Selain devisa ekspor sawit, Indonesia memperoleh devisa substitusi impor yang bersumber dari penghematan devisa impor solar fosil akibat penerapan program mandatori biodiesel di dalam negeri. Pengembangan biodiesel berbasis kelapa sawit dan kebijakan penggunaannya di pasar domestik telah dimulai sejak tahun 2006 (Sipayung, 2018).

Dalam kurun waktu 2015–2024, kebijakan mandatori biodiesel Indonesia menunjukkan perkembangan yang konsisten dari B15 (PSO) pada tahun 2015, meningkat menjadi B20 untuk seluruh sektor (PSO dan Non-PSO) pada tahun 2018, kemudian B30 pada tahun 2020, B35 pada tahun 2023, hingga B40 pada tahun 2024 (PASPI, 2023; PASPI Monitor, 2023c; 2024c). Pemerintah Indonesia berencana menerapkan mandatori B50 pada tahun 2026 mendatang (PASPI Monitor, 2025b).

Devisa substitusi impor yang dihasilkan dari kebijakan mandatori biodiesel pada periode tersebut menunjukkan tren peningkatan meskipun relatif berfluktuasi. Nilainya meningkat dari sekitar US$0,3 miliar pada tahun 2015 menjadi US$8,3 miliar pada tahun 2022.

Kemudian nilai tersebut kembali meningkat mencapai US$8,1 miliar pada tahun 2024. Nilai devisa substitusi impor tersebut dipengaruhi oleh tingkat implementasi dan volume mandatori biodiesel serta harga solar fosil di pasar dunia.

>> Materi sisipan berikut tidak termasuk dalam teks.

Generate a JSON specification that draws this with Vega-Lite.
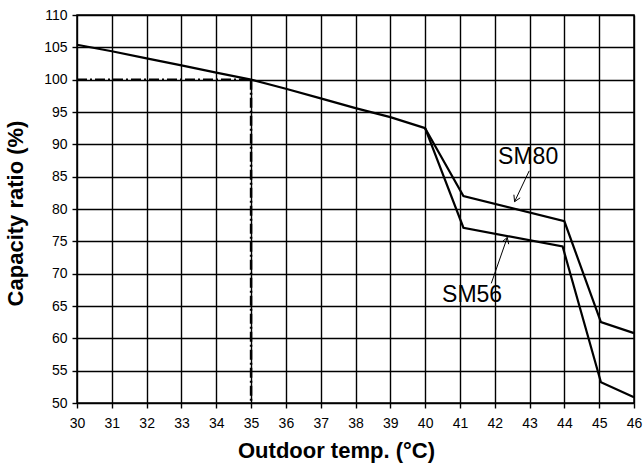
{
  "$schema": "https://vega.github.io/schema/vega-lite/v6.json",
  "width": 557,
  "height": 388,
  "autosize": "none",
  "padding": {"left": 77, "top": 15, "right": 9, "bottom": 64},
  "background": "white",
  "config": {
    "font": "Liberation Sans",
    "view": {"stroke": "black", "strokeWidth": 1.5},
    "axis": {
      "grid": true,
      "gridColor": "black",
      "gridWidth": 1.4,
      "gridOpacity": 1,
      "domain": false,
      "tickColor": "black",
      "tickSize": 5,
      "tickWidth": 1.4,
      "labelColor": "black",
      "labelFontSize": 14,
      "labelFont": "Liberation Sans",
      "labelOverlap": false,
      "labelFlush": false,
      "titleColor": "black",
      "titleFont": "Liberation Sans",
      "titleFontSize": 22,
      "titleFontWeight": "bold"
    }
  },
  "datasets": {
    "curves": [
      {"g": "base", "x": 30, "y": 105.4},
      {"g": "base", "x": 31, "y": 104.4},
      {"g": "base", "x": 32, "y": 103.3},
      {"g": "base", "x": 33, "y": 102.2},
      {"g": "base", "x": 34, "y": 101.1},
      {"g": "base", "x": 35, "y": 100.0},
      {"g": "base", "x": 36, "y": 98.6},
      {"g": "base", "x": 37, "y": 97.1},
      {"g": "base", "x": 38, "y": 95.6},
      {"g": "base", "x": 39, "y": 94.2},
      {"g": "base", "x": 40, "y": 92.5},
      {"g": "SM80", "x": 40, "y": 92.5},
      {"g": "SM80", "x": 41.1, "y": 82.0},
      {"g": "SM80", "x": 44.0, "y": 78.1},
      {"g": "SM80", "x": 45.05, "y": 62.5},
      {"g": "SM80", "x": 46, "y": 60.8},
      {"g": "SM56", "x": 40, "y": 92.5},
      {"g": "SM56", "x": 41.1, "y": 77.1},
      {"g": "SM56", "x": 43.95, "y": 74.2},
      {"g": "SM56", "x": 45.05, "y": 53.2},
      {"g": "SM56", "x": 46, "y": 50.9}
    ],
    "refs": [
      {"g": "h", "x": 30, "y": 100},
      {"g": "h", "x": 35, "y": 100},
      {"g": "v", "x": 35, "y": 100},
      {"g": "v", "x": 35, "y": 50}
    ],
    "arrows": [
      {"g": "a80", "x": 42.99, "y": 85.9},
      {"g": "a80", "x": 42.57, "y": 81.13},
      {"g": "a80w1", "x": 42.73, "y": 81.73},
      {"g": "a80w1", "x": 42.57, "y": 81.13},
      {"g": "a80w2", "x": 42.55, "y": 82.21},
      {"g": "a80w2", "x": 42.57, "y": 81.13},
      {"g": "a56", "x": 41.9, "y": 68.5},
      {"g": "a56", "x": 42.36, "y": 75.6},
      {"g": "a56w1", "x": 42.21, "y": 74.92},
      {"g": "a56w1", "x": 42.36, "y": 75.6},
      {"g": "a56w2", "x": 42.40, "y": 74.56},
      {"g": "a56w2", "x": 42.36, "y": 75.6}
    ],
    "labels": [
      {"label": "SM80", "x": 42.96, "y": 88.1},
      {"label": "SM56", "x": 41.35, "y": 66.7}
    ]
  },
  "encoding": {
    "x": {
      "field": "x", "type": "quantitative",
      "scale": {"domain": [30, 46], "nice": false, "zero": false},
      "axis": {"values": [30,31,32,33,34,35,36,37,38,39,40,41,42,43,44,45,46], "title": "Outdoor temp. (°C)", "labelPadding": 8, "titlePadding": 10, "titleX": 259}
    },
    "y": {
      "field": "y", "type": "quantitative",
      "scale": {"domain": [50, 110], "nice": false, "zero": false},
      "axis": {"values": [50,55,60,65,70,75,80,85,90,95,100,105,110], "title": "Capacity ratio (%)", "labelPadding": 5, "titlePadding": 16, "titleY": 198}
    }
  },
  "layer": [
    {
      "data": {"name": "refs"},
      "mark": {"type": "line", "color": "black", "strokeWidth": 2.5, "strokeDash": [10, 3, 2, 3]},
      "encoding": {"detail": {"field": "g"}}
    },
    {
      "data": {"name": "curves"},
      "mark": {"type": "line", "color": "black", "strokeWidth": 2.2},
      "encoding": {"detail": {"field": "g"}}
    },
    {
      "data": {"name": "arrows"},
      "mark": {"type": "line", "color": "black", "strokeWidth": 1},
      "encoding": {"detail": {"field": "g"}}
    },
    {
      "data": {"name": "labels"},
      "mark": {"type": "text", "color": "black", "fontSize": 23, "font": "Liberation Sans", "align": "center", "baseline": "middle"},
      "encoding": {"text": {"field": "label"}}
    }
  ]
}
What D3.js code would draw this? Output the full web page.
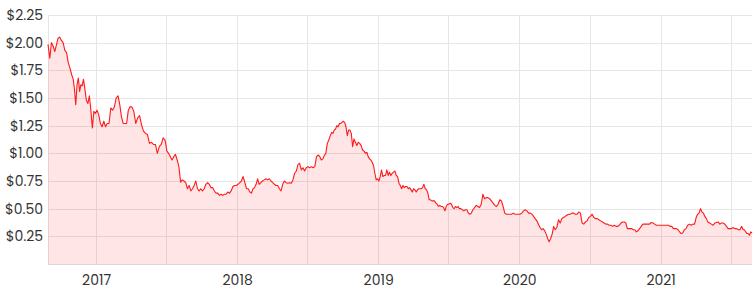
<!DOCTYPE html>
<html>
<head>
<meta charset="utf-8">
<script src="https://cdn.jsdelivr.net/npm/d3@7"></script>
<style>
  body { margin: 0; background: #fff; }
  svg text { font-family: Poppins, "Open Sans", sans-serif; font-size: 14px; fill: #333; }
</style>
</head>
<body>
<div id="chart"></div>
<script>
const width = 756;
const height = 295;
const margin = { top: 15, right: 4, bottom: 31, left: 48 };

// first and last trading day shown
const startDay = "2016-08-27";
const endDay = "2021-08-27";

// readings per month, in order across the month
const months = [
  "2016-08", "2016-09", "2016-10", "2016-11", "2016-12",
  "2017-01", "2017-02", "2017-03", "2017-04", "2017-05", "2017-06",
  "2017-07", "2017-08", "2017-09", "2017-10", "2017-11", "2017-12",
  "2018-01", "2018-02", "2018-03", "2018-04", "2018-05", "2018-06",
  "2018-07", "2018-08", "2018-09", "2018-10", "2018-11", "2018-12",
  "2019-01", "2019-02", "2019-03", "2019-04", "2019-05", "2019-06",
  "2019-07", "2019-08", "2019-09", "2019-10", "2019-11", "2019-12",
  "2020-01", "2020-02", "2020-03", "2020-04", "2020-05", "2020-06",
  "2020-07", "2020-08", "2020-09", "2020-10", "2020-11", "2020-12",
  "2021-01", "2021-02", "2021-03", "2021-04", "2021-05", "2021-06",
  "2021-07", "2021-08"
];

const prices = [
  [1.985],
  [1.86, 2.00, 1.97, 1.92, 1.98, 2.04, 2.05],
  [2.02, 2.00, 1.93, 1.91, 1.82, 1.77, 1.71],
  [1.67, 1.58, 1.44, 1.62, 1.68, 1.56, 1.62, 1.61, 1.67],
  [1.58, 1.48, 1.45, 1.52, 1.39, 1.23, 1.38, 1.36],
  [1.39, 1.35, 1.27, 1.24, 1.29, 1.24, 1.27],
  [1.27, 1.41, 1.39, 1.42, 1.50, 1.52],
  [1.44, 1.33, 1.27, 1.27, 1.27, 1.39, 1.42],
  [1.42, 1.38, 1.27, 1.32, 1.34, 1.26],
  [1.20, 1.18, 1.17, 1.09, 1.10, 1.08],
  [1.08, 1.00, 1.06, 1.08, 1.14, 1.12],
  [1.02, 1.00, 0.97, 0.94, 0.97, 0.99, 0.94],
  [0.88, 0.74, 0.76, 0.75, 0.735, 0.68, 0.71],
  [0.66, 0.68, 0.71, 0.75, 0.68, 0.66, 0.68],
  [0.66, 0.68, 0.72, 0.735, 0.72, 0.69, 0.69],
  [0.66, 0.64, 0.64, 0.62, 0.63, 0.62, 0.63],
  [0.63, 0.65, 0.64, 0.66, 0.70, 0.71, 0.71],
  [0.72, 0.735, 0.75, 0.79, 0.735, 0.68, 0.68],
  [0.65, 0.64, 0.68, 0.69, 0.72, 0.77, 0.72],
  [0.735, 0.75, 0.76, 0.77, 0.76, 0.77, 0.75],
  [0.735, 0.72, 0.71, 0.71, 0.68, 0.66, 0.72],
  [0.75, 0.735, 0.73, 0.735, 0.73, 0.76, 0.82],
  [0.84, 0.90, 0.91, 0.85, 0.87, 0.84, 0.87],
  [0.88, 0.87, 0.88, 0.87, 0.88, 0.97, 0.985],
  [0.97, 0.94, 0.95, 0.98, 1.00, 1.09, 1.12, 1.16],
  [1.19, 1.18, 1.21, 1.22, 1.25, 1.24, 1.27, 1.27, 1.28],
  [1.29, 1.28, 1.24, 1.16, 1.21, 1.21, 1.18, 1.06, 1.13],
  [1.10, 1.07, 1.10, 1.09, 1.07, 1.03, 1.02, 1.00],
  [1.01, 0.97, 0.95, 0.94, 0.92, 0.89, 0.82, 0.76, 0.77],
  [0.75, 0.79, 0.85, 0.79, 0.80, 0.80, 0.85, 0.80, 0.83],
  [0.80, 0.82, 0.83, 0.84, 0.80, 0.79, 0.73, 0.71],
  [0.68, 0.71, 0.69, 0.70, 0.70, 0.68, 0.69, 0.67, 0.65],
  [0.68, 0.67, 0.65, 0.67, 0.68, 0.68, 0.68, 0.69, 0.72],
  [0.68, 0.67, 0.64, 0.58, 0.58, 0.57, 0.57, 0.57, 0.55],
  [0.54, 0.52, 0.53, 0.52, 0.52, 0.51, 0.48, 0.52, 0.54],
  [0.54, 0.55, 0.54, 0.51, 0.50, 0.52, 0.51, 0.52, 0.50],
  [0.50, 0.49, 0.48, 0.49, 0.49, 0.46, 0.45, 0.46],
  [0.49, 0.51, 0.53, 0.52, 0.51, 0.54, 0.63],
  [0.59, 0.60, 0.60, 0.59, 0.57, 0.55, 0.53],
  [0.52, 0.54, 0.58, 0.57, 0.52, 0.46, 0.45],
  [0.45, 0.45, 0.45, 0.46, 0.45, 0.45, 0.45],
  [0.45, 0.46, 0.48, 0.49, 0.48, 0.46, 0.46],
  [0.45, 0.43, 0.41, 0.39, 0.36, 0.33, 0.31],
  [0.32, 0.30, 0.27, 0.23, 0.20, 0.23, 0.27, 0.34],
  [0.31, 0.33, 0.40, 0.37, 0.41, 0.42, 0.43],
  [0.44, 0.45, 0.45, 0.46, 0.46, 0.45, 0.45],
  [0.47, 0.46, 0.37, 0.36, 0.38, 0.39, 0.42],
  [0.43, 0.45, 0.42, 0.41, 0.41, 0.40, 0.39],
  [0.38, 0.37, 0.36, 0.36, 0.35, 0.35, 0.34],
  [0.35, 0.34, 0.34, 0.35, 0.37, 0.38, 0.38],
  [0.37, 0.32, 0.32, 0.32, 0.32, 0.31, 0.31, 0.29],
  [0.30, 0.32, 0.34, 0.36, 0.36, 0.36, 0.36],
  [0.36, 0.375, 0.37, 0.36, 0.35, 0.35, 0.35],
  [0.35, 0.35, 0.35, 0.35, 0.35, 0.34, 0.34],
  [0.32, 0.32, 0.32, 0.31, 0.29, 0.275, 0.28],
  [0.31, 0.32, 0.35, 0.36, 0.35, 0.36, 0.36],
  [0.42, 0.45, 0.46, 0.50, 0.47, 0.46, 0.43, 0.41],
  [0.38, 0.37, 0.36, 0.35, 0.37, 0.375, 0.38],
  [0.36, 0.37, 0.37, 0.36, 0.34, 0.32, 0.32],
  [0.32, 0.33, 0.32, 0.32, 0.31, 0.31, 0.34],
  [0.31, 0.31, 0.29, 0.275, 0.275, 0.26, 0.29, 0.28]
];

// axis ticks
const priceTicks = [0.25, 0.50, 0.75, 1.00, 1.25, 1.50, 1.75, 2.00, 2.25];
const yearTicks = ["2017", "2018", "2019", "2020", "2021"];
const gridDays = [
  "2017-01-01", "2017-07-01", "2018-01-01", "2018-07-01", "2019-01-01",
  "2019-07-01", "2020-01-01", "2020-07-01", "2021-01-01", "2021-07-01"
];

const parseDay = d3.timeParse("%Y-%m-%d");
const parseMonth = d3.timeParse("%Y-%m");
const parseYear = d3.timeParse("%Y");
const first = parseDay(startDay), last = parseDay(endDay);

// spread each month's readings over the part of the month that is shown
const points = [];
months.forEach((m, i) => {
  const m0 = parseMonth(m);
  const a = Math.max(+m0, +first);
  const b = Math.min(+d3.timeMonth.offset(m0, 1), +last);
  const vals = prices[i];
  vals.forEach((v, j) => {
    points.push({ date: new Date(a + (b - a) * (j + 0.5) / vals.length), value: v });
  });
});

const svg = d3.select("#chart")
  .append("svg")
  .attr("width", width)
  .attr("height", height);

const x = d3.scaleTime()
  .domain(d3.extent(points, d => d.date))
  .range([margin.left, width - margin.right]);

const y = d3.scaleLinear()
  .domain([0, 2.25])
  .range([height - margin.bottom, margin.top]);

const x0 = margin.left, x1 = width - margin.right;
const yBottom = height - margin.bottom;

// grid
const grid = svg.append("g").attr("stroke", "#e6e6e6").attr("stroke-width", 1);
grid.selectAll(".hgrid")
  .data(priceTicks)
  .enter().append("line")
    .attr("x1", x0).attr("x2", x1)
    .attr("y1", d => Math.round(y(d)) + 0.5)
    .attr("y2", d => Math.round(y(d)) + 0.5);
grid.selectAll(".vgrid")
  .data(gridDays)
  .enter().append("line")
    .attr("x1", d => Math.round(x(parseDay(d))) + 0.5)
    .attr("x2", d => Math.round(x(parseDay(d))) + 0.5)
    .attr("y1", margin.top).attr("y2", yBottom);
grid.append("line")
  .attr("x1", x0 + 0.5).attr("x2", x0 + 0.5)
  .attr("y1", margin.top).attr("y2", yBottom);

// area under the price
const area = d3.area()
  .x(d => x(d.date))
  .y0(yBottom)
  .y1(d => y(d.value));

svg.append("path")
  .datum(points)
  .attr("fill", "rgba(255, 0, 0, 0.1)")
  .attr("d", area);

const line = d3.line()
  .x(d => x(d.date))
  .y(d => y(d.value));

svg.append("path")
  .datum(points)
  .attr("fill", "none")
  .attr("stroke", "#ff1a1a")
  .attr("stroke-width", 1.1)
  .attr("stroke-linejoin", "round")
  .attr("d", line);

// bottom baseline
svg.append("line")
  .attr("x1", x0).attr("x2", x1)
  .attr("y1", yBottom + 0.5).attr("y2", yBottom + 0.5)
  .attr("stroke", "#e0d4d4");

// y axis labels
const yAxis = d3.axisLeft(y)
  .tickValues(priceTicks)
  .tickSize(0)
  .tickPadding(5)
  .tickFormat(d => "$" + d3.format(".2f")(d));

svg.append("g")
  .attr("transform", `translate(${x0},0)`)
  .call(yAxis)
  .call(g => g.select(".domain").remove())
  .selectAll("text")
    .attr("font-family", null)
    .attr("font-size", null);

// x axis labels
const xAxis = d3.axisBottom(x)
  .tickValues(yearTicks.map(parseYear))
  .tickSize(0)
  .tickPadding(11)
  .tickFormat(d3.timeFormat("%Y"));

svg.append("g")
  .attr("transform", `translate(0,${yBottom})`)
  .call(xAxis)
  .call(g => g.select(".domain").remove())
  .selectAll("text")
    .attr("font-family", null)
    .attr("font-size", null);
</script>
</body>
</html>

Secara keseluruhan, devisa sawit yang terdiri atas devisa ekspor sawit dan devisa substitusi impor mengalami peningkatan signifikan dari sekitar US$18,9 miliar pada tahun 2015 menjadi US$36,4 miliar pada tahun 2024. Rekor tertinggi total devisa sawit tercatat pada tahun 2022 dengan nilai mencapai US$47,3 miliar.